The director of land records in Jalandhar, who oversees flood control, admits infrastructure recovery will take months. Broken roads, breached embankments, and collapsed bridges will slow relief further.
Waiting for Help That Never Comes
What hurts survivors most is silence from the state and central governments. Despite daily reports of losses, no relief package has been announced. Farmers say they cannot rebuild without immediate compensation.
“Rescue is important. But what about tomorrow? What about rebuilding?” asked Harinder Kaur, a schoolteacher in Fazilka, now living in a camp. “We cannot survive on food packets forever.”

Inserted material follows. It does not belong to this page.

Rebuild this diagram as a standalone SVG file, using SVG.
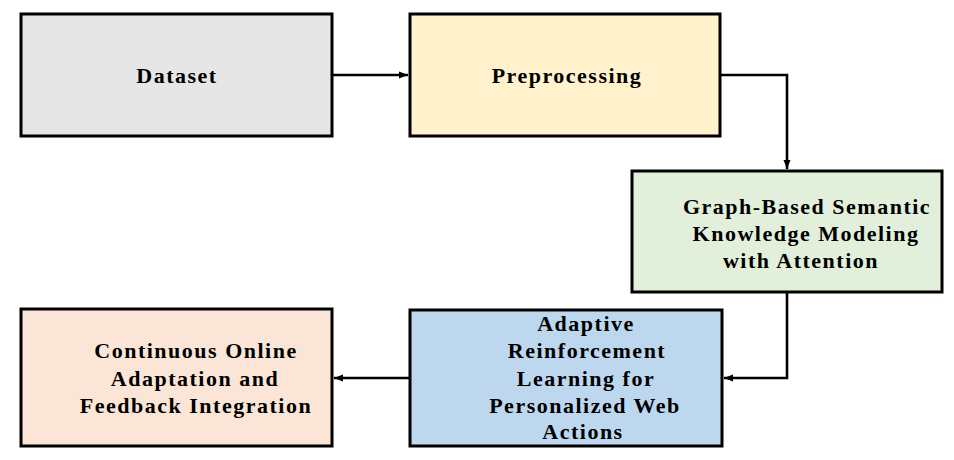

Observers warn that without a financial package, recovery will be painfully slow. For small farmers already crushed by debt, the floods could push them over the edge.
Haunted by 1988
Elders recall the floods of 1988, when rivers swallowed villages and crops alike. “It feels like history repeating itself,” said an 80-year-old resident of Tarn Taran. “We thought we had moved forward, but nothing has changed.”
The comparison stings. Four decades later, Punjab still lacks effective flood preparedness. The 2025 floods have not just drowned fields, they have drowned trust in governance.
The Road Ahead
As waters recede, the reality is stark. Crops gone. Homes flattened. Families surviving in camps. Relief uncertain.
Yet, amidst despair, Punjab’s resilience shines. Villagers share rations with neighbors. Farmers, even while mourning losses, speak of sowing again. Rescue workers push through exhaustion to save lives.
But hope alone cannot rebuild Punjab. Without urgent financial relief, without long-term flood management, the 2025 disaster will be remembered not only as a natural calamity but also as a failure of leadership.
“The river took everything from us,” said Baldev Singh, a farmer in Kapurthala, his voice breaking. “Now it is up to the government to give us back our will to live.”